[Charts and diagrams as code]

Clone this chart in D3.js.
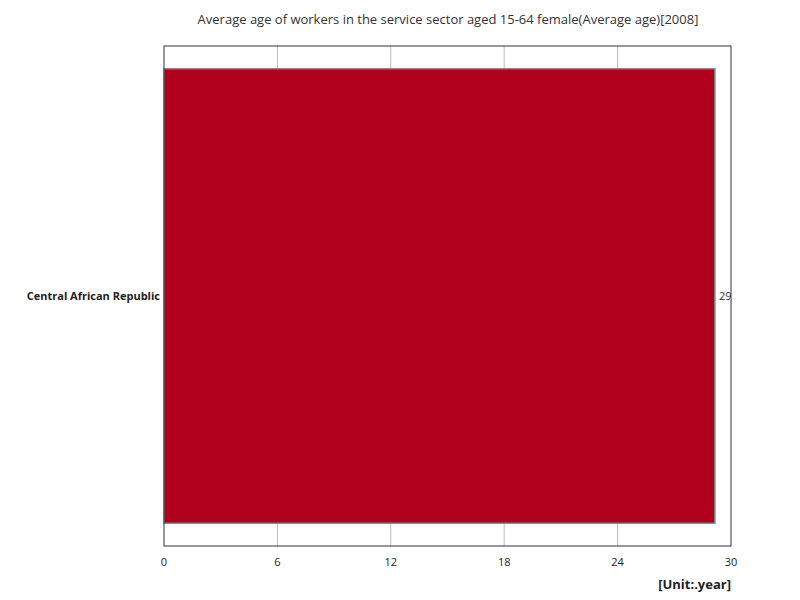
<!DOCTYPE html>
<html><head><meta charset="utf-8">
<script src="https://cdn.jsdelivr.net/npm/d3@7"></script>
<style>body{margin:0;background:#fff}text{font-family:"Open Sans",sans-serif}</style>
</head><body><svg id="c" width="800" height="600"></svg>
<script>
const categories=["Central African Republic"];
const values=[29.15];
const ticks=[0,6,12,18,24,30];
const svg=d3.select("#c");
const m={l:164,r:731,t:46,b:546};
const x=d3.scaleLinear().domain([0,30]).range([m.l,m.r]);
const y=d3.scaleBand().domain(categories).range([m.t,m.b]).paddingInner(0).paddingOuter(0.05);
svg.append("text").attr("x",448).attr("y",24).attr("text-anchor","middle").attr("font-size",13).attr("fill","#333")
 .text("Average age of workers in the service sector aged 15-64 female(Average age)[2008]");
svg.selectAll(".g").data(ticks.slice(1,-1)).join("line").attr("x1",d=>x(d)).attr("x2",d=>x(d)).attr("y1",m.t).attr("y2",m.b).attr("stroke","#bbb");
svg.selectAll(".bar").data(values).join("rect").attr("x",x(0)).attr("y",(d,i)=>y(categories[i]))
 .attr("width",d=>x(d)-x(0)).attr("height",y.bandwidth()).attr("fill","#b0001e").attr("stroke","#888").attr("stroke-width",1.5);
const clip=svg.append("clipPath").attr("id","cp").append("rect").attr("x",m.l).attr("y",m.t).attr("width",m.r-m.l).attr("height",m.b-m.t);
svg.selectAll(".vl").data(values).join("text").attr("clip-path","url(#cp)").attr("x",d=>x(d)+4).attr("y",(d,i)=>y(categories[i])+y.bandwidth()/2+4)
 .attr("font-size",11).attr("fill","#333").text(d=>Math.floor(d));
svg.append("rect").attr("x",m.l).attr("y",m.t).attr("width",m.r-m.l).attr("height",m.b-m.t).attr("fill","none").attr("stroke","#333");
svg.selectAll(".cl").data(categories).join("text").attr("x",m.l-4).attr("y",d=>y(d)+y.bandwidth()/2+4).attr("text-anchor","end")
 .attr("font-size",11).attr("font-weight","bold").attr("fill","#222").text(d=>d);
svg.selectAll(".xt").data(ticks).join("text").attr("x",d=>x(d)).attr("y",566).attr("text-anchor","middle").attr("font-size",11).attr("fill","#222").text(d=>d);
svg.append("text").attr("x",731).attr("y",589).attr("text-anchor","end").attr("font-size",13).attr("font-weight","bold").attr("fill","#222").text("[Unit:.year]");
</script></body></html>
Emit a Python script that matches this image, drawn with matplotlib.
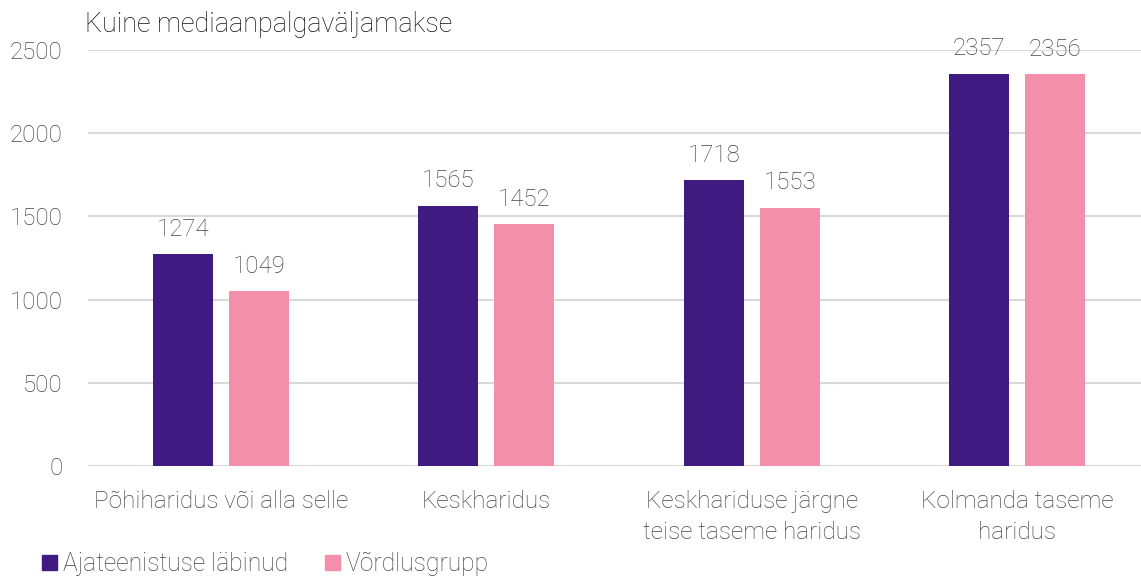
from matplotlib import pyplot as plt
from matplotlib.patches import Patch
import numpy as np

plt.rcParams['font.family'] = ['Roboto', 'DejaVu Sans']

categories = ['Põhiharidus või alla selle', 'Keskharidus',
              'Keskhariduse järgne\nteise taseme haridus', 'Kolmanda taseme\nharidus']
series_names = ['Ajateenistuse läbinud', 'Võrdlusgrupp']
served = [1274, 1565, 1718, 2357]
control = [1049, 1452, 1553, 2356]

purple = '#3F1A80'
pink = '#F48FAB'
grey = '#454545'

fig = plt.figure(figsize=(11.41, 5.79), dpi=100)
ax = fig.add_axes([88 / 1141, 113 / 579, (1141 - 88) / 1141, 416 / 579])

x = np.arange(len(categories))
w = 0.226
off = 0.143
b1 = ax.bar(x - off, served, w, color=purple, zorder=3)
b2 = ax.bar(x + off, control, w, color=pink, zorder=3)

for bars in (b1, b2):
    for r in bars:
        ax.text(r.get_x() + r.get_width() / 2, r.get_height() + 150, str(int(r.get_height())),
                ha='center', va='center', fontsize=17.3, color=grey, fontweight='light')

ax.set_ylim(0, 2500)
ax.set_xlim(-0.5, 3.466)
ax.set_yticks(range(0, 2501, 500))
ax.yaxis.grid(True, color='#D9D9D9', linewidth=1.5, zorder=0)
ax.set_axisbelow(True)
for s in ax.spines.values():
    s.set_visible(False)
ax.tick_params(axis='both', length=0, labelsize=17.3, labelcolor=grey)
ax.tick_params(axis='y', pad=18.5)
ax.tick_params(axis='x', pad=17)
ax.set_xticks(x)
ax.set_xticklabels(categories, linespacing=1.45)
for lbl in ax.get_xticklabels():
    lbl.set_fontsize(17.5)
for lbl in ax.get_xticklabels() + ax.get_yticklabels():
    lbl.set_fontweight('light')

fig.text(85 / 1141, 1 - 25 / 579, 'Kuine mediaanpalgaväljamakse', fontsize=19.4,
         color='#111111', va='center', ha='left', fontweight='light')

handles = [Patch(color=purple), Patch(color=pink)]
leg = fig.legend(handles, series_names, loc='lower left', bbox_to_anchor=(0.0176, -0.033),
                 ncol=2, frameon=False, fontsize=17.7, handlelength=0.6, handleheight=0.6,
                 handletextpad=0.25, columnspacing=1.5)
for t in leg.get_texts():
    t.set_color(grey)
    t.set_fontweight('light')

fig.savefig('out.png', dpi=100)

• [Stated goal]
Give an exact copy of the material, leaving out every picture.

• [Solution to this task]
Clone this chart in D3.js.
<!DOCTYPE html>
<html><head><meta charset="utf-8">
<script src="https://cdn.jsdelivr.net/npm/d3@7"></script>
<style>body{margin:0;background:#fff}text{font-family:"Open Sans",sans-serif}</style>
</head><body><svg id="c" width="800" height="600"></svg>
<script>
const categories=["Central African Republic"];
const values=[29.15];
const ticks=[0,6,12,18,24,30];
const svg=d3.select("#c");
const m={l:164,r:731,t:46,b:546};
const x=d3.scaleLinear().domain([0,30]).range([m.l,m.r]);
const y=d3.scaleBand().domain(categories).range([m.t,m.b]).paddingInner(0).paddingOuter(0.05);
svg.append("text").attr("x",448).attr("y",24).attr("text-anchor","middle").attr("font-size",13).attr("fill","#333")
 .text("Average age of workers in the service sector aged 15-64 female(Average age)[2008]");
svg.selectAll(".g").data(ticks.slice(1,-1)).join("line").attr("x1",d=>x(d)).attr("x2",d=>x(d)).attr("y1",m.t).attr("y2",m.b).attr("stroke","#bbb");
svg.selectAll(".bar").data(values).join("rect").attr("x",x(0)).attr("y",(d,i)=>y(categories[i]))
 .attr("width",d=>x(d)-x(0)).attr("height",y.bandwidth()).attr("fill","#b0001e").attr("stroke","#888").attr("stroke-width",1.5);
const clip=svg.append("clipPath").attr("id","cp").append("rect").attr("x",m.l).attr("y",m.t).attr("width",m.r-m.l).attr("height",m.b-m.t);
svg.selectAll(".vl").data(values).join("text").attr("clip-path","url(#cp)").attr("x",d=>x(d)+4).attr("y",(d,i)=>y(categories[i])+y.bandwidth()/2+4)
 .attr("font-size",11).attr("fill","#333").text(d=>Math.floor(d));
svg.append("rect").attr("x",m.l).attr("y",m.t).attr("width",m.r-m.l).attr("height",m.b-m.t).attr("fill","none").attr("stroke","#333");
svg.selectAll(".cl").data(categories).join("text").attr("x",m.l-4).attr("y",d=>y(d)+y.bandwidth()/2+4).attr("text-anchor","end")
 .attr("font-size",11).attr("font-weight","bold").attr("fill","#222").text(d=>d);
svg.selectAll(".xt").data(ticks).join("text").attr("x",d=>x(d)).attr("y",566).attr("text-anchor","middle").attr("font-size",11).attr("fill","#222").text(d=>d);
svg.append("text").attr("x",731).attr("y",589).attr("text-anchor","end").attr("font-size",13).attr("font-weight","bold").attr("fill","#222").text("[Unit:.year]");
</script></body></html>
Emit a Python script that matches this image, drawn with matplotlib.
from matplotlib import pyplot as plt
from matplotlib.patches import Patch
import numpy as np

plt.rcParams['font.family'] = ['Roboto', 'DejaVu Sans']

categories = ['Põhiharidus või alla selle', 'Keskharidus',
              'Keskhariduse järgne\nteise taseme haridus', 'Kolmanda taseme\nharidus']
series_names = ['Ajateenistuse läbinud', 'Võrdlusgrupp']
served = [1274, 1565, 1718, 2357]
control = [1049, 1452, 1553, 2356]

purple = '#3F1A80'
pink = '#F48FAB'
grey = '#454545'

fig = plt.figure(figsize=(11.41, 5.79), dpi=100)
ax = fig.add_axes([88 / 1141, 113 / 579, (1141 - 88) / 1141, 416 / 579])

x = np.arange(len(categories))
w = 0.226
off = 0.143
b1 = ax.bar(x - off, served, w, color=purple, zorder=3)
b2 = ax.bar(x + off, control, w, color=pink, zorder=3)

for bars in (b1, b2):
    for r in bars:
        ax.text(r.get_x() + r.get_width() / 2, r.get_height() + 150, str(int(r.get_height())),
                ha='center', va='center', fontsize=17.3, color=grey, fontweight='light')

ax.set_ylim(0, 2500)
ax.set_xlim(-0.5, 3.466)
ax.set_yticks(range(0, 2501, 500))
ax.yaxis.grid(True, color='#D9D9D9', linewidth=1.5, zorder=0)
ax.set_axisbelow(True)
for s in ax.spines.values():
    s.set_visible(False)
ax.tick_params(axis='both', length=0, labelsize=17.3, labelcolor=grey)
ax.tick_params(axis='y', pad=18.5)
ax.tick_params(axis='x', pad=17)
ax.set_xticks(x)
ax.set_xticklabels(categories, linespacing=1.45)
for lbl in ax.get_xticklabels():
    lbl.set_fontsize(17.5)
for lbl in ax.get_xticklabels() + ax.get_yticklabels():
    lbl.set_fontweight('light')

fig.text(85 / 1141, 1 - 25 / 579, 'Kuine mediaanpalgaväljamakse', fontsize=19.4,
         color='#111111', va='center', ha='left', fontweight='light')

handles = [Patch(color=purple), Patch(color=pink)]
leg = fig.legend(handles, series_names, loc='lower left', bbox_to_anchor=(0.0176, -0.033),
                 ncol=2, frameon=False, fontsize=17.7, handlelength=0.6, handleheight=0.6,
                 handletextpad=0.25, columnspacing=1.5)
for t in leg.get_texts():
    t.set_color(grey)
    t.set_fontweight('light')

fig.savefig('out.png', dpi=100)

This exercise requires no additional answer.